EXERCISE INSTRUCTIONS ->
From the very first line of the data to the line containing "YAxis, CartesianGrid, Label", retype everything exactly, leaving the pictures behind.

-- Start INPUT FOR THIS TASK --

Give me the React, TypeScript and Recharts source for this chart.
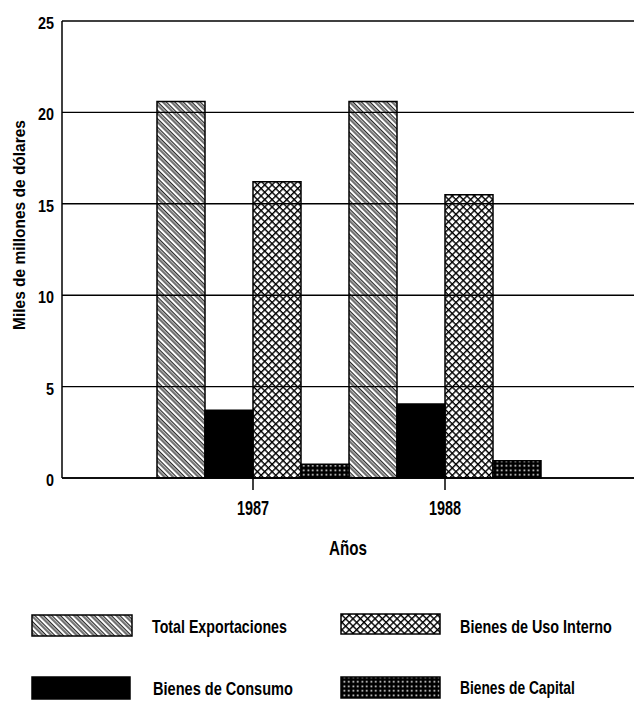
import React from 'react';
import { BarChart, Bar, XAxis, YAxis, CartesianGrid, Label } from 'recharts';

const years = ['1987', '1988'];
const totalExportaciones = [20.6, 20.6];
const bienesConsumo = [3.7, 4.05];
const bienesUsoInterno = [16.2, 15.5];
const bienesCapital = [0.75, 0.95];
const yTicks = [0, 5, 10, 15, 20, 25];

const FONT = "'Liberation Sans', Arial, sans-serif";

const chartData = years.map((year, i) => ({
  year,
  total: totalExportaciones[i],
  consumo: bienesConsumo[i],
  interno: bienesUsoInterno[i],
  capital: bienesCapital[i],
}));

const SERIES = [
  { key: 'total', name: 'Total Exportaciones', fill: 'diag' },
  { key: 'consumo', name: 'Bienes de Consumo', fill: 'solid' },
  { key: 'interno', name: 'Bienes de Uso Interno', fill: 'cross' },
  { key: 'capital', name: 'Bienes de Capital', fill: 'dots' },
];

// hatch patterns, prefix keeps ids unique between svgs
const Patterns = ({ prefix }: { prefix: string }) => (
  <defs>
    <pattern id={`${prefix}-diag`} width="6" height="6" patternUnits="userSpaceOnUse" patternTransform="rotate(-45)">
      <line x1="1" y1="0" x2="1" y2="6" stroke="#000" strokeWidth="1.1" />
      <line x1="3.3" y1="0" x2="3.3" y2="6" stroke="#000" strokeWidth="1.1" />
    </pattern>
    <pattern id={`${prefix}-cross`} width="5.2" height="5.2" patternUnits="userSpaceOnUse" patternTransform="rotate(45)">
      <line x1="0" y1="0" x2="0" y2="5.2" stroke="#000" strokeWidth="2.8" />
      <line x1="0" y1="0" x2="5.2" y2="0" stroke="#000" strokeWidth="2.8" />
    </pattern>
    <pattern id={`${prefix}-dots`} width="4.5" height="4.5" patternUnits="userSpaceOnUse">
      <rect x="0" y="0" width="4.5" height="4.5" fill="#000" />
      <rect x="1.5" y="1.5" width="1.6" height="1.6" fill="#fff" />
    </pattern>
  </defs>
);

const fillFor = (prefix: string, kind: string) => (kind === 'solid' ? '#000' : `url(#${prefix}-${kind})`);

let measureCtx: CanvasRenderingContext2D | null = null;
const textWidth = (s: string, size: number) => {
  if (!measureCtx) measureCtx = document.createElement('canvas').getContext('2d');
  if (!measureCtx) return s.length * size * 0.55;
  measureCtx.font = `bold ${size}px 'Liberation Sans', Arial, sans-serif`;
  return measureCtx.measureText(s).width;
};

// condensed look: bold Liberation Sans squeezed horizontally to a target length
const NarrowText = ({ x, y, len, size, anchor = 'start', rotate = 0, children }: any) => {
  const s = String(children);
  const sx = len / textWidth(s, size);
  const rot = rotate ? ` rotate(${rotate})` : '';
  return (
    <g transform={`translate(${x}, ${y})${rot} scale(${sx}, 1)`}>
      <text x={0} y={0} fontFamily={FONT} fontWeight="bold" fontSize={size} fill="#000" textAnchor={anchor}>
        {s}
      </text>
    </g>
  );
};

const YearTick = (props: any) => {
  const { x, y, payload } = props;
  return (
    <NarrowText x={x} y={y + 23} anchor="middle" size={20} len={32}>
      {payload.value}
    </NarrowText>
  );
};

const ValueTick = (props: any) => {
  const { x, y, payload } = props;
  const s = String(payload.value);
  return (
    <NarrowText x={x} y={y + 8} anchor="end" size={17} len={s.length * 8}>
      {s}
    </NarrowText>
  );
};

const LEGEND_ITEMS = [
  { name: 'Total Exportaciones', fill: 'diag', box: [32, 615, 100, 21], tx: 152, ty: 633, len: 135 },
  { name: 'Bienes de Uso Interno', fill: 'cross', box: [341, 614, 99, 20], tx: 460, ty: 633, len: 152 },
  { name: 'Bienes de Consumo', fill: 'solid', box: [32, 677, 98, 22], tx: 153, ty: 695, len: 140 },
  { name: 'Bienes de Capital', fill: 'dots', box: [341, 677, 99, 21], tx: 460, ty: 694, len: 115 },
];

const LegendBlock = () => (
  <svg width={634} height={121} viewBox="0 580 634 121" style={{ position: 'absolute', left: 0, top: 580 }}>
    <Patterns prefix="lg" />
    {LEGEND_ITEMS.map((it) => (
      <g key={it.name}>
        <rect x={it.box[0]} y={it.box[1]} width={it.box[2]} height={it.box[3]} fill={fillFor('lg', it.fill)} stroke="#000" strokeWidth={1.5} />
        <NarrowText x={it.tx} y={it.ty} size={18} len={it.len}>
          {it.name}
        </NarrowText>
      </g>
    ))}
  </svg>
);

export default function App() {
  return (
    <div style={{ position: 'absolute', left: 0, top: 0, width: 634, height: 701, background: '#fff' }}>
      <BarChart
        width={634}
        height={580}
        data={chartData}
        margin={{ top: 21, right: 0, bottom: 0, left: 0 }}
        barCategoryGap={0}
        barGap={0}
      >
        <Patterns prefix="ch" />
        <CartesianGrid vertical={false} stroke="#000" strokeWidth={1.4} />
        <XAxis
          dataKey="year"
          height={102}
          padding={{ left: 95, right: 93 }}
          stroke="#000"
          strokeWidth={1.5}
          tickSize={12}
          tick={<YearTick />}
        >
          <Label
            content={(p: any) => (
              <NarrowText x={p.viewBox.x + p.viewBox.width / 2} y={p.viewBox.y + 77} anchor="middle" size={20} len={38}>
                Años
              </NarrowText>
            )}
          />
        </XAxis>
        <YAxis
          width={62}
          domain={[0, 25]}
          ticks={yTicks}
          interval={0}
          stroke="#000"
          strokeWidth={1.5}
          tickLine={false}
          tickMargin={2}
          tick={<ValueTick />}
        >
          <Label
            content={(p: any) => (
              <NarrowText x={p.viewBox.x + 25} y={p.viewBox.y + 204} rotate={-90} anchor="middle" size={17} len={210}>
                Miles de millones de dólares
              </NarrowText>
            )}
          />
        </YAxis>
        {SERIES.map((s) => (
          <Bar
            key={s.key}
            dataKey={s.key}
            name={s.name}
            fill={fillFor('ch', s.fill)}
            stroke="#000"
            strokeWidth={1.5}
            isAnimationActive={false}
          />
        ))}
      </BarChart>
      <LegendBlock />
    </div>
  );
}
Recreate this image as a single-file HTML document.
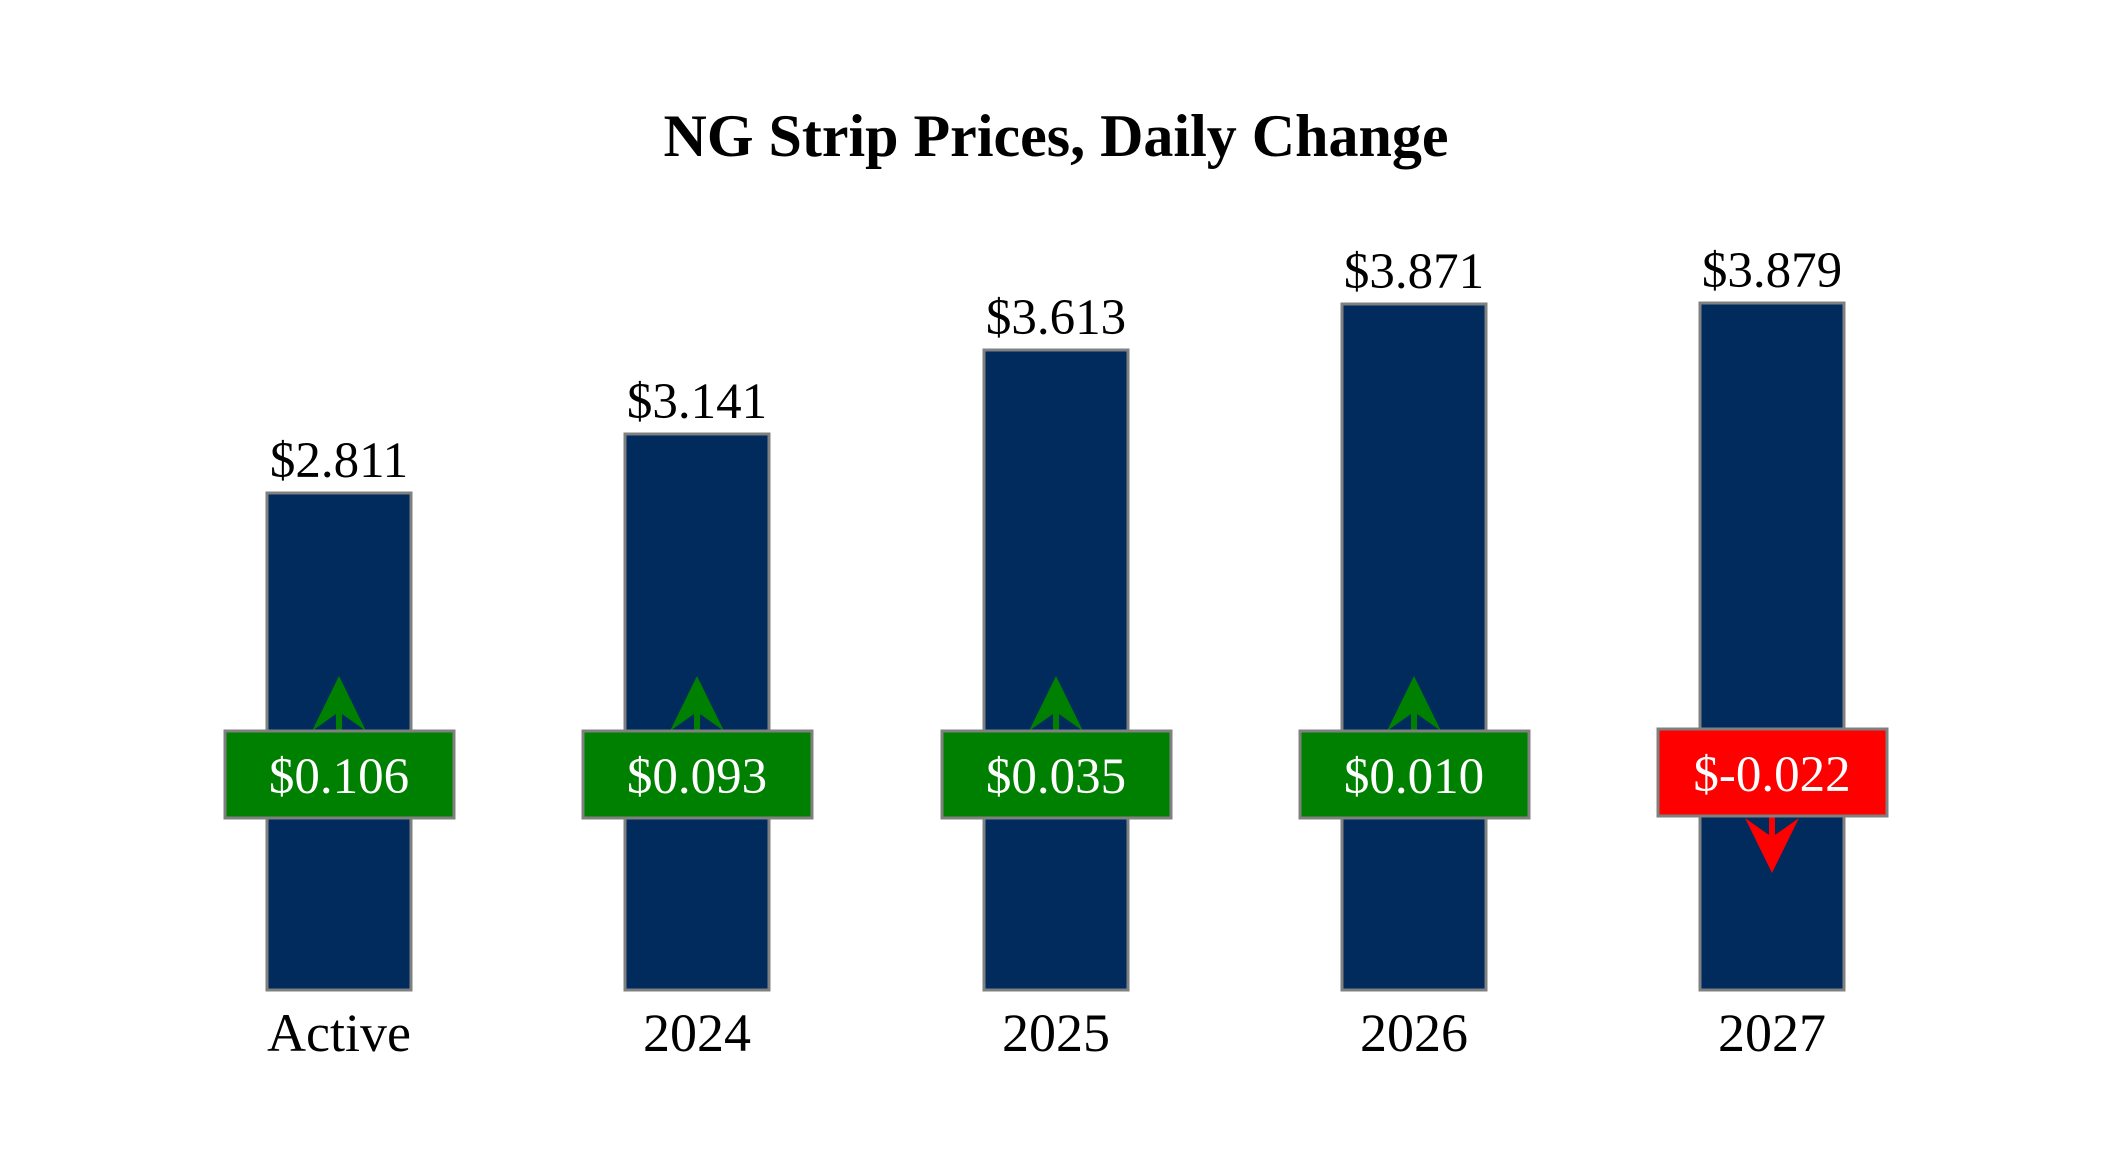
<!DOCTYPE html>
<html><head><meta charset="utf-8"><style>
html,body{margin:0;padding:0;background:#fff;}
svg{display:block;font-family:"Liberation Serif",serif;}
</style></head><body>
<svg width="2112" height="1152" viewBox="0 0 2112 1152" xmlns="http://www.w3.org/2000/svg">
<rect width="2112" height="1152" fill="#fff"/>
<text x="1056" y="156" text-anchor="middle" font-size="60" font-weight="bold" fill="#000">NG Strip Prices, Daily Change</text>
<g stroke="#808080" stroke-width="3" fill="#002b5c">
<rect x="267" y="493" width="144" height="497"/>
<rect x="625" y="434" width="144" height="556"/>
<rect x="984" y="350" width="144" height="640"/>
<rect x="1342" y="304" width="144" height="686"/>
<rect x="1700" y="303" width="144" height="687"/>
</g>
<g font-size="51" text-anchor="middle" fill="#000">
<text x="339" y="477">$2.811</text>
<text x="697" y="418">$3.141</text>
<text x="1056" y="334">$3.613</text>
<text x="1414" y="288">$3.871</text>
<text x="1772" y="287">$3.879</text>
</g>
<g fill="#008000">
<path d="M339 676 L366 731 L342 714 L342 731 L336 731 L336 714 L312 731 Z"/>
<path d="M697 676 L724 731 L700 714 L700 731 L694 731 L694 714 L670 731 Z"/>
<path d="M1056 676 L1083 731 L1059 714 L1059 731 L1053 731 L1053 714 L1029 731 Z"/>
<path d="M1414 676 L1441 731 L1417 714 L1417 731 L1411 731 L1411 714 L1387 731 Z"/>
</g>
<path fill="#ff0000" d="M1772 873 L1745 818 L1769 835 L1769 815 L1775 815 L1775 835 L1799 818 Z"/>
<g stroke="#808080" stroke-width="3">
<rect x="225" y="731" width="229" height="87" fill="#008000"/>
<rect x="583" y="731" width="229" height="87" fill="#008000"/>
<rect x="942" y="731" width="229" height="87" fill="#008000"/>
<rect x="1300" y="731" width="229" height="87" fill="#008000"/>
<rect x="1658" y="729" width="229" height="87" fill="#ff0000"/>
</g>
<g font-size="51" text-anchor="middle" fill="#fff">
<text x="339" y="793">$0.106</text>
<text x="697" y="793">$0.093</text>
<text x="1056" y="793">$0.035</text>
<text x="1414" y="793">$0.010</text>
<text x="1772" y="791">$-0.022</text>
</g>
<g font-size="54" text-anchor="middle" fill="#000">
<text x="339" y="1051">Active</text>
<text x="697" y="1051">2024</text>
<text x="1056" y="1051">2025</text>
<text x="1414" y="1051">2026</text>
<text x="1772" y="1051">2027</text>
</g>
</svg>
</body></html>
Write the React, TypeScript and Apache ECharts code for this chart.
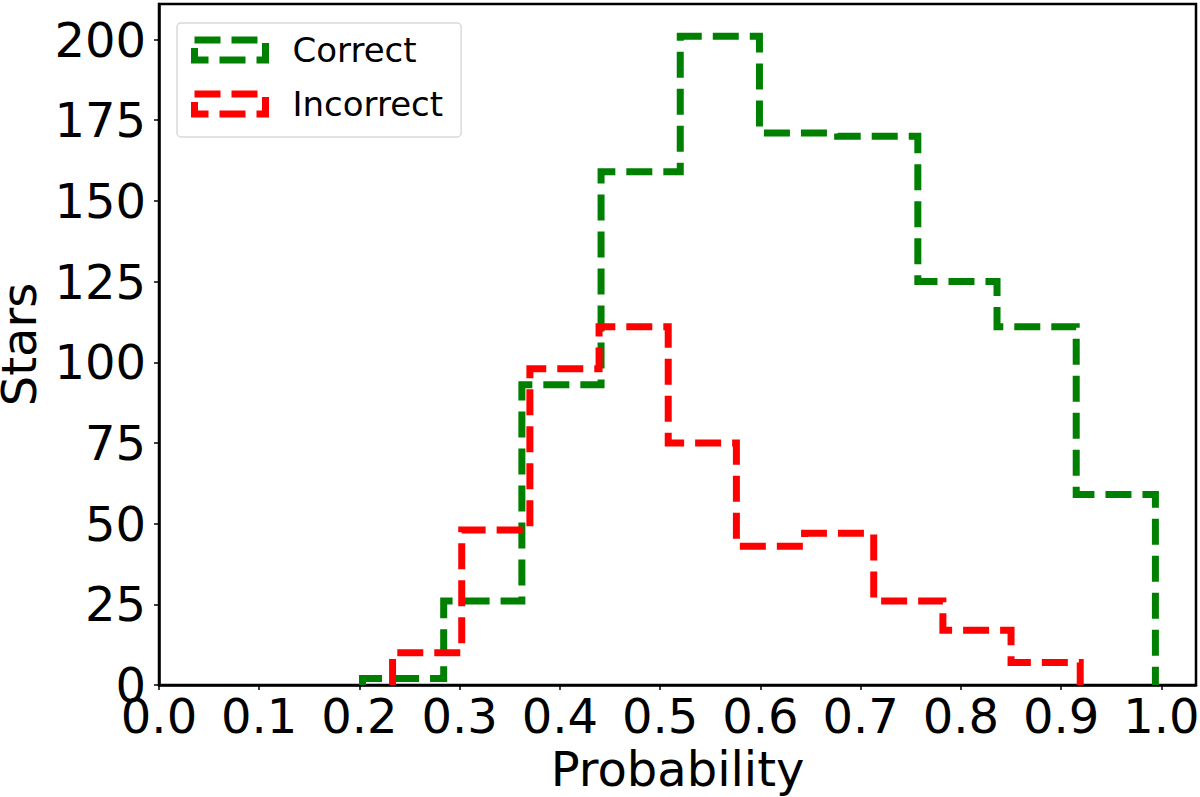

-- End INPUT FOR THIS TASK --

REPLY TO THE TASK ->
Give me the React, TypeScript and Recharts source for this chart.
import React from 'react';
import { BarChart, Bar, XAxis, YAxis, CartesianGrid, Label } from 'recharts';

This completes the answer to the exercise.